Connecting HBase / Hadoop to CartoDB to visualize millions of species
In this guest blog, Tim Robertson describes how the Global Biodiversity Information Facility (GBIF) are building a dynamic density map with 0.5 billion tiles and supporting 40,000 tile updates per second using components of the CartoDB stack for their forthcoming portal. This is the first time the CartoDB stack is connected to an HBase / Hadoop backend to handle large data volumes and velocities. It is a great example on the upcoming configurations we will see of CartoDB connected to Big Data sources.

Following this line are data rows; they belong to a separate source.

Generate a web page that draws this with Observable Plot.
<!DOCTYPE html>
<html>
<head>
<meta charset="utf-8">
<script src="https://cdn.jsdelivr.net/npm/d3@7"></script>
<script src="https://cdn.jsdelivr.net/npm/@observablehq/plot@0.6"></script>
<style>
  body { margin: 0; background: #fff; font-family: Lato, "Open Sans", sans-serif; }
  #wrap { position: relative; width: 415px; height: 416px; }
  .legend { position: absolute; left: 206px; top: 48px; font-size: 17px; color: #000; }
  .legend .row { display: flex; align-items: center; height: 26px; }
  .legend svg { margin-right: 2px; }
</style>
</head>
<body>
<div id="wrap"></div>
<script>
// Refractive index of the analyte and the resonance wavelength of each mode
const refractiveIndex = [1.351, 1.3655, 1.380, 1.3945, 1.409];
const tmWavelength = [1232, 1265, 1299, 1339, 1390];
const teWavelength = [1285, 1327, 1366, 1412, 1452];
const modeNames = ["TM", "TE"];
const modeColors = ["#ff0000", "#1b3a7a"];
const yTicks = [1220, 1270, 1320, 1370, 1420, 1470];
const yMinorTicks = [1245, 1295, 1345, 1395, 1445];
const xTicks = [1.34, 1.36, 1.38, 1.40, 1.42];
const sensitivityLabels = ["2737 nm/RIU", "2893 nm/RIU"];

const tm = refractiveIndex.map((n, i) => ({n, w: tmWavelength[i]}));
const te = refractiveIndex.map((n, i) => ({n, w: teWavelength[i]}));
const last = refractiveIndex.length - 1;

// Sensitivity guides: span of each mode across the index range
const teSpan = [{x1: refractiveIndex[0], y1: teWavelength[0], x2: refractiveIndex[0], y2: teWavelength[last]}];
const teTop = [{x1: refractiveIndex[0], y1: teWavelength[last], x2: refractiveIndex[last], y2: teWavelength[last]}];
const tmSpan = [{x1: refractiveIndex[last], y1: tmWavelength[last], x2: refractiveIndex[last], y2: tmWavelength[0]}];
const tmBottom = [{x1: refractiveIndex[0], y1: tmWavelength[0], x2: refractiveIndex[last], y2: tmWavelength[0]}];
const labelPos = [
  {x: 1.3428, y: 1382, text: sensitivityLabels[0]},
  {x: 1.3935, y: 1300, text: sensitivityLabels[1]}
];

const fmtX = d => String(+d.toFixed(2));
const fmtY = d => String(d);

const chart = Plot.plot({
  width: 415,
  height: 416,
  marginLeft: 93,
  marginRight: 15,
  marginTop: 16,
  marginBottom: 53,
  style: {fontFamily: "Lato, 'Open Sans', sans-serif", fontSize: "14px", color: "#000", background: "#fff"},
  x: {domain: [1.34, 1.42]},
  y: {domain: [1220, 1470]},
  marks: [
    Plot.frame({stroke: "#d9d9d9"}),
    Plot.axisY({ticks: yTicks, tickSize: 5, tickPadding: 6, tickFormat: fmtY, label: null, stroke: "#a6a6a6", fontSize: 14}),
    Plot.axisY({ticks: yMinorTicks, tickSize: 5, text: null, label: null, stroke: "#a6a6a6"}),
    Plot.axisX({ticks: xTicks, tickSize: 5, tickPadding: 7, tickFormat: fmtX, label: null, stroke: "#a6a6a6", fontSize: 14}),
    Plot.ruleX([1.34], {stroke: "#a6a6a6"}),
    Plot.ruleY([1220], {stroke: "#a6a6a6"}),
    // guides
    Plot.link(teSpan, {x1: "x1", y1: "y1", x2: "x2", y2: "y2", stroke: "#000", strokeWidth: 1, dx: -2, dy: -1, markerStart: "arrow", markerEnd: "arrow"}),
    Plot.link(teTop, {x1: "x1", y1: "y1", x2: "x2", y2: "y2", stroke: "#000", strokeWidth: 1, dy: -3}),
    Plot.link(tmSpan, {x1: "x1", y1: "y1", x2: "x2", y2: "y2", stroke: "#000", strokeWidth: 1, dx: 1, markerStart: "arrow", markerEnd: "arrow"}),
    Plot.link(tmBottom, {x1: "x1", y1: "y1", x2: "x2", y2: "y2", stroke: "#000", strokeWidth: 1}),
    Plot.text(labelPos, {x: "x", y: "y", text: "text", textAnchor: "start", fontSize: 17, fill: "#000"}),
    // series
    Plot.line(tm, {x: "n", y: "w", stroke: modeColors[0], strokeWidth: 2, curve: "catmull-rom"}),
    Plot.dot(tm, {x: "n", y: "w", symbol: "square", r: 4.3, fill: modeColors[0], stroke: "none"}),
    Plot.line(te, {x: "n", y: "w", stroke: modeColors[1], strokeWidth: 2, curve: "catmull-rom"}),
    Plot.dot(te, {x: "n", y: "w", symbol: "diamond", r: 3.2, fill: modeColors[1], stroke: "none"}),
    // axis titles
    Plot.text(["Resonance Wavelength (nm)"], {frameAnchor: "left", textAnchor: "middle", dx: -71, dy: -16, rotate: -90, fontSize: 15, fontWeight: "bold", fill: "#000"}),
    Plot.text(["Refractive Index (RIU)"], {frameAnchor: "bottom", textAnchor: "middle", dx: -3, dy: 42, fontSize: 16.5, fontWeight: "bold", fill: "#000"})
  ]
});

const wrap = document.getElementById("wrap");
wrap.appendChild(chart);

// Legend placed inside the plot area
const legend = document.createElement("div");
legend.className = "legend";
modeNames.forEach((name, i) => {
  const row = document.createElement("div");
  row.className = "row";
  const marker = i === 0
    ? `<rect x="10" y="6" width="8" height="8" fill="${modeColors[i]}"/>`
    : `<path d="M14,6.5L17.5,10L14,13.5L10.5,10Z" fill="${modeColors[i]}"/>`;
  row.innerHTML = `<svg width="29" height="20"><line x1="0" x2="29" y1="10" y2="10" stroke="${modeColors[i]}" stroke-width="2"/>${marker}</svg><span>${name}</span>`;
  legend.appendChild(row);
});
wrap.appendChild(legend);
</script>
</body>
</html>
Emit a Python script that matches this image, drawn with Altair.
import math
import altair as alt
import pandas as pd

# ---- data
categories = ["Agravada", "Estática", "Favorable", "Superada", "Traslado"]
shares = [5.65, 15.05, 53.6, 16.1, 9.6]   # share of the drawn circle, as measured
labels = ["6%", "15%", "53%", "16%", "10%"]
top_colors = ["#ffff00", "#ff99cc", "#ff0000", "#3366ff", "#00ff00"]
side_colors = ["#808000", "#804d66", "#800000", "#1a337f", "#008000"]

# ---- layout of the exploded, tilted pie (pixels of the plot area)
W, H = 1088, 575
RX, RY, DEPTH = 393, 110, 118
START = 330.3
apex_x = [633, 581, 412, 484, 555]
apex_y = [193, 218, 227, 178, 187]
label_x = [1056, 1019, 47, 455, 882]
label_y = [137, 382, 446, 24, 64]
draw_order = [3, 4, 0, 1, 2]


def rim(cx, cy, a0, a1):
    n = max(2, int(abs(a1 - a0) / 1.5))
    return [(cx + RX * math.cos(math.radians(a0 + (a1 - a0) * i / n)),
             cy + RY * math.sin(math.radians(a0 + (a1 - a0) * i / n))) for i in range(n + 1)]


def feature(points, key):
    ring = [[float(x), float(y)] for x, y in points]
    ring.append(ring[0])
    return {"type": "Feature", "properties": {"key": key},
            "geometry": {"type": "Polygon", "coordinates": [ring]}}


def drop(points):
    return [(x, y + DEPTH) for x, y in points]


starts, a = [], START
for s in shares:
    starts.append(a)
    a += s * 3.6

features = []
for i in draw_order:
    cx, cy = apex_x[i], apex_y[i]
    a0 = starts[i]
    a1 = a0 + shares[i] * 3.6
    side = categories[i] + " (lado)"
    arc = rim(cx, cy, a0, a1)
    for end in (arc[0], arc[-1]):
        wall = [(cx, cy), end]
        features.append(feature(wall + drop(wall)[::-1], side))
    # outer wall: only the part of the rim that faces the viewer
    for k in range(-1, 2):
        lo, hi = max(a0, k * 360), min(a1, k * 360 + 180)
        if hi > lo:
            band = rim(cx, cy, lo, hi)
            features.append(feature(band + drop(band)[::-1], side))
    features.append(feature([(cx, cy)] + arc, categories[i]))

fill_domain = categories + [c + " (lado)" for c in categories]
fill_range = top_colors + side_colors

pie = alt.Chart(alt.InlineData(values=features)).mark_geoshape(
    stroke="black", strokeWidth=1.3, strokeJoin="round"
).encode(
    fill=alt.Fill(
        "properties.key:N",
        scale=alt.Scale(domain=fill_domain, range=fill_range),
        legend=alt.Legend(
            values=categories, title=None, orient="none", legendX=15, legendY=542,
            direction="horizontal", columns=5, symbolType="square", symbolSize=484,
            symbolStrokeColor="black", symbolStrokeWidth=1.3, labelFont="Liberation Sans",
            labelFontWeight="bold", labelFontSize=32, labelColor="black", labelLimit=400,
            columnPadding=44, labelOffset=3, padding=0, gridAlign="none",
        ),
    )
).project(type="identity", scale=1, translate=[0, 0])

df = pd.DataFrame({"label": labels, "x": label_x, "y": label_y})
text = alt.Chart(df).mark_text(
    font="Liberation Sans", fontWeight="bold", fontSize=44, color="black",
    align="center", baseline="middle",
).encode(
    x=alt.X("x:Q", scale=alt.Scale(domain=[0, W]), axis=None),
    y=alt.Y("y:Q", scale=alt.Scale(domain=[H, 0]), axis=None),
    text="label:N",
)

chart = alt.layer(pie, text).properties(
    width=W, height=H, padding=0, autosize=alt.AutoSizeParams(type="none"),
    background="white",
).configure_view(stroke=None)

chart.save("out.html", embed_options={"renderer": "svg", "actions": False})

The Global Biodiversity Information Facility is an international organization, whose mission is to promote and enable free and open access to biodiversity data worldwide. Part GBIF’s work includes operating a search, discovery and access system, known as the portal; a sophisticated index to the content shared through GBIF. This content includes both complex taxonomies and occurrence data such as the recording of specimen collection events or species observations. While the taxonomic content requires careful data modeling, it is the growing volume of occurrence data that pose the most technical challenges. Here we describe the high level architecture and how we integrated it with pieces of the CartoDB stack to provide the following customizable map visualizations on the portal.
The basic requirements for the map controls include the ability to:
- View density of records dynamically adjusted to the zoom level; e.g. clustered to 4x4-pixel groupings regardless of zoom
- View maps by theme: dataset, species, kingdom (e.g. plants or animals), phylum, class, order, family, genus, publishing institution, country and publishing country
- Customize the displayed map to show records by type (e.g. specimens only, fossils only or observations only) and by decade of occurrence (e.g. only records collected between 1970-1980) and coloring of the data density.

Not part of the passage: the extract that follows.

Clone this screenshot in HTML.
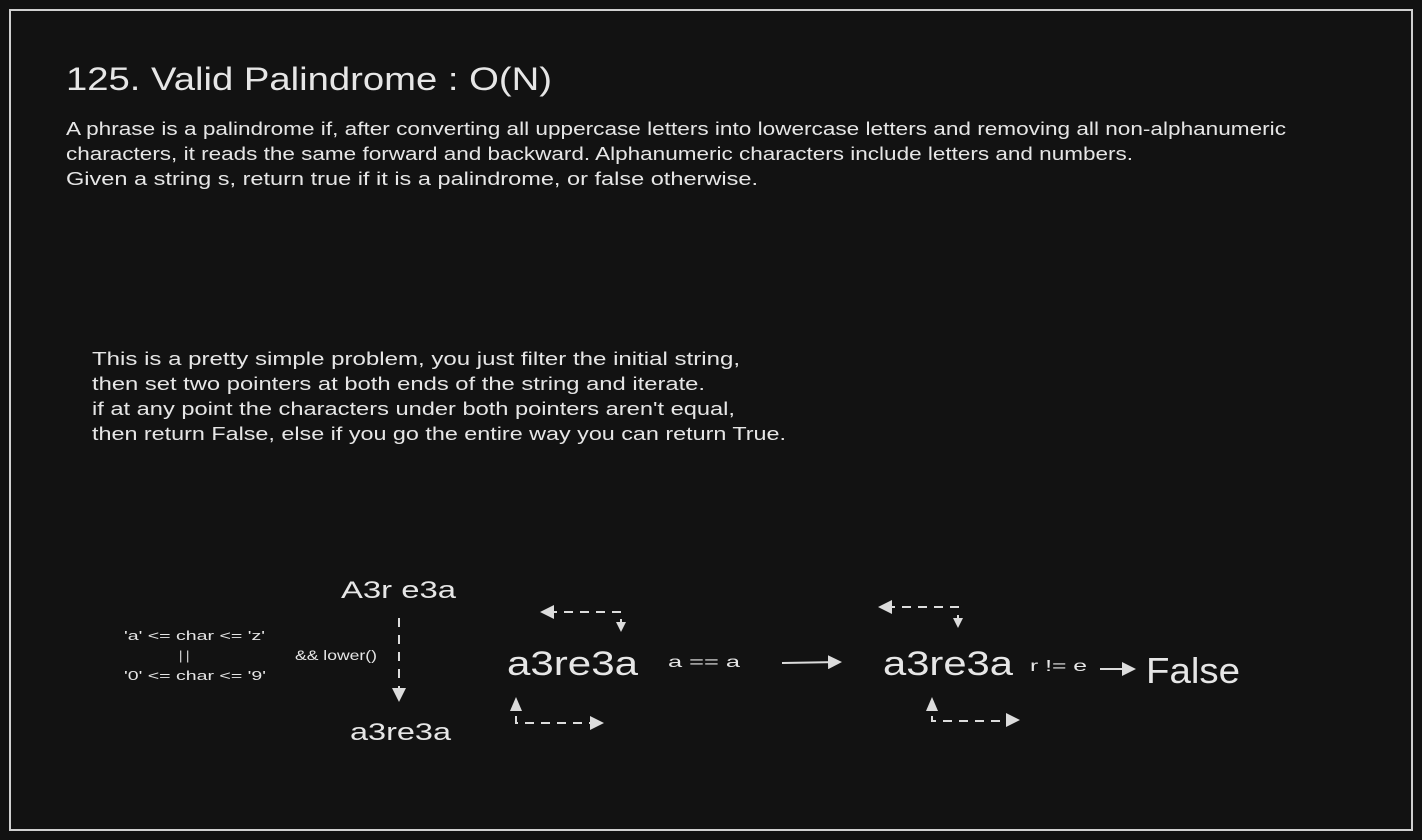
<!DOCTYPE html>
<html><head><meta charset="utf-8"><style>
html,body{margin:0;padding:0;background:#121212;}
svg{display:block}
text{font-family:"Liberation Sans",sans-serif;fill:#e6e6e6;}
</style></head><body>
<svg width="1422" height="840" viewBox="0 0 1422 840" xmlns="http://www.w3.org/2000/svg">
<defs>
<marker id="ah" markerWidth="10" markerHeight="10" refX="8" refY="5" orient="auto" markerUnits="userSpaceOnUse"><path d="M0,0 L10,5 L0,10 z" fill="#dcdcdc"/></marker>
<marker id="ah2" markerWidth="14" markerHeight="14" refX="12" refY="7" orient="auto" markerUnits="userSpaceOnUse"><path d="M0,0 L14,7 L0,14 z" fill="#dcdcdc"/></marker>
</defs>
<rect width="1422" height="840" fill="#121212"/>
<rect x="10" y="10" width="1402" height="820" fill="none" stroke="#d0d0d0" stroke-width="2"/>

<text x="66" y="90" font-size="32" textLength="486" lengthAdjust="spacingAndGlyphs">125. Valid Palindrome : O(N)</text>
<text x="66" y="135" font-size="18" textLength="1220" lengthAdjust="spacingAndGlyphs">A phrase is a palindrome if, after converting all uppercase letters into lowercase letters and removing all non-alphanumeric</text>
<text x="66" y="160" font-size="18" textLength="1067" lengthAdjust="spacingAndGlyphs">characters, it reads the same forward and backward. Alphanumeric characters include letters and numbers.</text>
<text x="66" y="185" font-size="18" textLength="692" lengthAdjust="spacingAndGlyphs">Given a string s, return true if it is a palindrome, or false otherwise.</text>

<text x="92" y="365" font-size="18" textLength="648" lengthAdjust="spacingAndGlyphs">This is a pretty simple problem, you just filter the initial string,</text>
<text x="92" y="390" font-size="18" textLength="613" lengthAdjust="spacingAndGlyphs">then set two pointers at both ends of the string and iterate.</text>
<text x="92" y="415" font-size="18" textLength="643" lengthAdjust="spacingAndGlyphs">if at any point the characters under both pointers aren't equal,</text>
<text x="92" y="440" font-size="18" textLength="694" lengthAdjust="spacingAndGlyphs">then return False, else if you go the entire way you can return True.</text>

<text x="341" y="598" font-size="24" textLength="115" lengthAdjust="spacingAndGlyphs">A3r e3a</text>
<text x="350" y="740" font-size="24" textLength="101" lengthAdjust="spacingAndGlyphs">a3re3a</text>
<line x1="399" y1="618" x2="399" y2="700" stroke="#dcdcdc" stroke-width="2" stroke-dasharray="9,8" marker-end="url(#ah2)"/>
<text x="295" y="660" font-size="14" textLength="82" lengthAdjust="spacingAndGlyphs">&amp;&amp; lower()</text>
<text x="124" y="640" font-size="13" textLength="141" lengthAdjust="spacingAndGlyphs">'a' &lt;= char &lt;= 'z'</text>
<text x="179" y="660" font-size="13">| |</text>
<text x="124" y="680" font-size="13" textLength="142" lengthAdjust="spacingAndGlyphs">'0' &lt;= char &lt;= '9'</text>

<text x="507" y="675" font-size="34" textLength="131" lengthAdjust="spacingAndGlyphs">a3re3a</text>
<polyline points="621,628 621,612 542,612" fill="none" stroke="#dcdcdc" stroke-width="2" stroke-dasharray="9,7"/>
<path d="M540,612 L554,605 L554,619 z" fill="#dcdcdc"/>
<path d="M621,632 L616,622 L626,622 z" fill="#dcdcdc"/>
<polyline points="516,700 516,723 600,723" fill="none" stroke="#dcdcdc" stroke-width="2" stroke-dasharray="9,7"/>
<path d="M516,697 L510,711 L522,711 z" fill="#dcdcdc"/>
<path d="M604,723 L590,716 L590,730 z" fill="#dcdcdc"/>

<text x="668" y="667" font-size="16" textLength="72" lengthAdjust="spacingAndGlyphs">a == a</text>
<line x1="782" y1="663" x2="840" y2="662" stroke="#dcdcdc" stroke-width="2" marker-end="url(#ah2)"/>

<text x="883" y="675" font-size="34" textLength="130" lengthAdjust="spacingAndGlyphs">a3re3a</text>
<polyline points="958,624 958,607 880,607" fill="none" stroke="#dcdcdc" stroke-width="2" stroke-dasharray="9,7"/>
<path d="M878,607 L892,600 L892,614 z" fill="#dcdcdc"/>
<path d="M958,628 L953,618 L963,618 z" fill="#dcdcdc"/>
<polyline points="932,700 932,721 1016,721" fill="none" stroke="#dcdcdc" stroke-width="2" stroke-dasharray="9,7"/>
<path d="M932,697 L926,711 L938,711 z" fill="#dcdcdc"/>
<path d="M1020,720 L1006,713 L1006,727 z" fill="#dcdcdc"/>

<text x="1030" y="671" font-size="16" textLength="57" lengthAdjust="spacingAndGlyphs">r != e</text>
<line x1="1100" y1="669" x2="1134" y2="669" stroke="#dcdcdc" stroke-width="2" marker-end="url(#ah2)"/>
<text x="1146" y="683" font-size="36" textLength="94" lengthAdjust="spacingAndGlyphs">False</text>
</svg>
</body></html>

- Reflect the data that is being indexed constantly in near real-time (target within seconds).
The key challenges to meet these requirements effectively stem from the volume of data and the rate at which it is changing. The following illustrates and describes the architecture implemented.
Volume of data
We have not found a storage engine that can handle the clustering of data at query time (some tiles represent 100s millions of records), while also being open source and meeting the requirements of other applications using the same backend. We have therefore taken the approach of pre-calculating specific views of the content.

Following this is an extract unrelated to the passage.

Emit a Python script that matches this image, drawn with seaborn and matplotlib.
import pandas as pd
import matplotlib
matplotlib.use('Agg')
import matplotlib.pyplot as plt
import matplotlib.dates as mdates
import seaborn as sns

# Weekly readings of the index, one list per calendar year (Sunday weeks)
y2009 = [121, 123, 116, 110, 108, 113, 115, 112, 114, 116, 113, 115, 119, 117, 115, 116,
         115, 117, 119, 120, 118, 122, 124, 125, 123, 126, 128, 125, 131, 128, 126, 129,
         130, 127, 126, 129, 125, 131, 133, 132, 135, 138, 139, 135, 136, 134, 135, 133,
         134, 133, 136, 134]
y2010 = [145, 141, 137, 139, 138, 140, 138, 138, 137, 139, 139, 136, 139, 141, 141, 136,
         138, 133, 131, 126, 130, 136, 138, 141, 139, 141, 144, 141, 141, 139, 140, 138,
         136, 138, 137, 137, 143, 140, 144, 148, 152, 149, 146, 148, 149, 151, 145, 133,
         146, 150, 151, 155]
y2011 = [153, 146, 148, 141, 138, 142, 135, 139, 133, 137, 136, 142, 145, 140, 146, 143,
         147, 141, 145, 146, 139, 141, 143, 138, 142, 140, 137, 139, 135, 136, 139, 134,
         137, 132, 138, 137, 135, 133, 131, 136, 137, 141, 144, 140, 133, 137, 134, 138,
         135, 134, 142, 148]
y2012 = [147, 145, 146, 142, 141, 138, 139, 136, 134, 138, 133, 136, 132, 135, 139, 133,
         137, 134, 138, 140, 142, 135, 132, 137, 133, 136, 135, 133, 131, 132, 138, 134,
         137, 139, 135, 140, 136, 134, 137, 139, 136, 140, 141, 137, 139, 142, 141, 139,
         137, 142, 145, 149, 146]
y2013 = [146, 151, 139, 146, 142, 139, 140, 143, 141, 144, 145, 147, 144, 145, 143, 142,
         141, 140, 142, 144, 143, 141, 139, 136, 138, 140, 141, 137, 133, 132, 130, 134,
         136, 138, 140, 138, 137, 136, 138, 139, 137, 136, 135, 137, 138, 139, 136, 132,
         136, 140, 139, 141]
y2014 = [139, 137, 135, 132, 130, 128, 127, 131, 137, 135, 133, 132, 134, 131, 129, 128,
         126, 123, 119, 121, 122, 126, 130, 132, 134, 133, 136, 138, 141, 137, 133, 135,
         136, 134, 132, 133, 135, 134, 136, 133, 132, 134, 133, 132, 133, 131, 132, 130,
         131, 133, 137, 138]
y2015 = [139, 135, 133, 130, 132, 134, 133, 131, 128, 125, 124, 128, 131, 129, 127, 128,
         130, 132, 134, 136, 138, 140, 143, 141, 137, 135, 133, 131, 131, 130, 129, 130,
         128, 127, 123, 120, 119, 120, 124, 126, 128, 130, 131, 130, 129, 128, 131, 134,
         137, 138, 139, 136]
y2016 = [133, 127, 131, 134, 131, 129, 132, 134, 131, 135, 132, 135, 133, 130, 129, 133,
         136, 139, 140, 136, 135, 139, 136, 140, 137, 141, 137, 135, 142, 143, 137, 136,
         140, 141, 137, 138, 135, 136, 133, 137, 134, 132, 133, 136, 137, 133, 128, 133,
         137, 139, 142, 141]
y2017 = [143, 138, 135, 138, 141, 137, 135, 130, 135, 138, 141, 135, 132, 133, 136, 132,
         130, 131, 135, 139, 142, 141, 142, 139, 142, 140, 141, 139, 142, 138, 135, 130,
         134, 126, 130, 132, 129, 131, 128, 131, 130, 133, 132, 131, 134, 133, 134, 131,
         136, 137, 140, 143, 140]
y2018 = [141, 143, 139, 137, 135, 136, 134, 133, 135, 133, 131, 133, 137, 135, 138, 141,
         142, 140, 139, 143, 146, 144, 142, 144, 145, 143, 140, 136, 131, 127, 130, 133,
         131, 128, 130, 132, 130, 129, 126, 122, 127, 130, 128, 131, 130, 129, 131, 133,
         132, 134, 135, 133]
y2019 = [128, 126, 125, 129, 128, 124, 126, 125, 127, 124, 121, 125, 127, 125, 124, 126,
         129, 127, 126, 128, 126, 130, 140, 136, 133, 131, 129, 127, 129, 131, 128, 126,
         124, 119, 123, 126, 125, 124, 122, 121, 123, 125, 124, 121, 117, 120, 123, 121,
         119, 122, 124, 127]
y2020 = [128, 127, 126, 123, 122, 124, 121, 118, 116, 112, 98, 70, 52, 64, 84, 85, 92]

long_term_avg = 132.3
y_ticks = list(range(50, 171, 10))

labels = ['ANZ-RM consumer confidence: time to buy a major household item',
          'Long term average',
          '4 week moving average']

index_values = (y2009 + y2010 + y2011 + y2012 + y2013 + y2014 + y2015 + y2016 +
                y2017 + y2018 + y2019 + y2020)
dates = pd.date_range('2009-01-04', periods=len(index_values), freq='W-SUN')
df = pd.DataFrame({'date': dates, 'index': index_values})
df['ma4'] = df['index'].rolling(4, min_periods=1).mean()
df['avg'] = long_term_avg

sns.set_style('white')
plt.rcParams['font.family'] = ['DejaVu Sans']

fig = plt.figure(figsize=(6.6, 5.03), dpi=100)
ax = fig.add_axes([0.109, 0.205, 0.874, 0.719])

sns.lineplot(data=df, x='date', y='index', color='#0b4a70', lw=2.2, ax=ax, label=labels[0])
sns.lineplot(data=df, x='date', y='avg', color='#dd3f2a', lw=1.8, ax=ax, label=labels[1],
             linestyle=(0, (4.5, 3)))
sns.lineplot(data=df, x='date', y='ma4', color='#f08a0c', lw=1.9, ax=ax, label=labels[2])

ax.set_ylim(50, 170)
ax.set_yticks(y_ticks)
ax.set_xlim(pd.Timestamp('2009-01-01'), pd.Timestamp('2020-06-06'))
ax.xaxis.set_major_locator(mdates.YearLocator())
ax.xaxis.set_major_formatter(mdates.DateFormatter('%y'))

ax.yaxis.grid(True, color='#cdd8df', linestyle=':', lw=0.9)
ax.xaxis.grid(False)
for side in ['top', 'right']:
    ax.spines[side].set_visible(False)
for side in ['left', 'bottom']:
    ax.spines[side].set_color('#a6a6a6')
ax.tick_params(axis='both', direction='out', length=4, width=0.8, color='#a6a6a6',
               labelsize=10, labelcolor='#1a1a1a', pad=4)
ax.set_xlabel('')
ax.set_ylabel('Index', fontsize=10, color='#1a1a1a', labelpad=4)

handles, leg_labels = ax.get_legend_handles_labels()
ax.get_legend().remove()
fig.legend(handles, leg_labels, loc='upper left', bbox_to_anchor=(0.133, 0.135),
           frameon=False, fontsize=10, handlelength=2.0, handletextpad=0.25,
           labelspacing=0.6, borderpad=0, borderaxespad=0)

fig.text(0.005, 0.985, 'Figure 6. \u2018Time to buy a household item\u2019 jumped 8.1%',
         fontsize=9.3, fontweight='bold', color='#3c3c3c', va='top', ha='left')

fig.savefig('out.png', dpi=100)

Measuring across 14 zoom levels at a global scale, we observe 550 million tiles containing data; at higher zooms many of our views are sparsely populated. To support 11 themes (requirement 2) in a customizable display (requirement 3) limited us from relying on PNG files as per a typical tile cache solution; doing so would increase the number of tiles by several orders of magnitude to satisfy all combinations. Instead we chose to store a small data cube in Apache Avro format for each tile. The cube is a simple 2-dimensional matrix covering the type and decade, and the rollup holding the count of records in each cell. The storage format maintains our ability to address each tile with X,Y,Z and type (e.g. Animals). The data cubes are stored in HBase.
Rate of change
During testing, the highest rate of change observed on the incoming data was around 300 records per second. However, with the 11 themes and 14 zoom levels we can actually invalidate 46,200 tiles of data per second in worst case scenarios (300 x 11 x 14) – (e.g.) a new record of a butterfly observed affects the views for the dataset, animals, insects, publisher etc.
In truth, the ingestion rate of the crawlers varies and not all themes are typically updated. We monitor the incoming stream under real load using ganglia, in those conditions HBase reports a peak of 25,000 requests per second per node, scaling linearly with the number of nodes [1]. To reduce the write load seen by HBase, we fan out the update stream across a queue per zoom level, and pre-combine 1000 changes from the queue before flushing to HBase. Many updates cluster in space, category, or both. So together, these two approaches reduce write load by approximately an order of magnitude. During flushing, the current tile is read from HBase, the changes applied and then the final data written back synchronously using the atomic HBase checkAndPut method, thus handling concurrent modifications.
Rendering
The early iterations of this mapping rendered on the server side using a custom Java PNG encoder to provide tile rendering at approximately 20msec per tile. This is functional but means that any interactivity by the user, such as changing a year filter, issues more tile requests, which can appear sluggish. To overcome this, we have been working with the CartoDB team to refine their upcoming TileCubes format, implementing TileCubes and the Torque rendering library to replace the PNG renderers, and using the forthcoming Torque library to render in the browser. Torque allows for user interfaces to easily interact with TileCube data to dynamically style the way data is rendered on the client.
The work is still being refined but an early access release of the portal is visible for testing. We are always happy to discuss results and how we can better integrate the CartoDB stack – please feel free to contact me for more information on the work introduced here.
[1] The cluster currently consists of 12 machines, each of Dell r710xd, 64GB memory, 2x6 core processors and 12 x SATA 1TB, but is a shared processing installation – the work introduc2ed here does not call for this amount of power alone.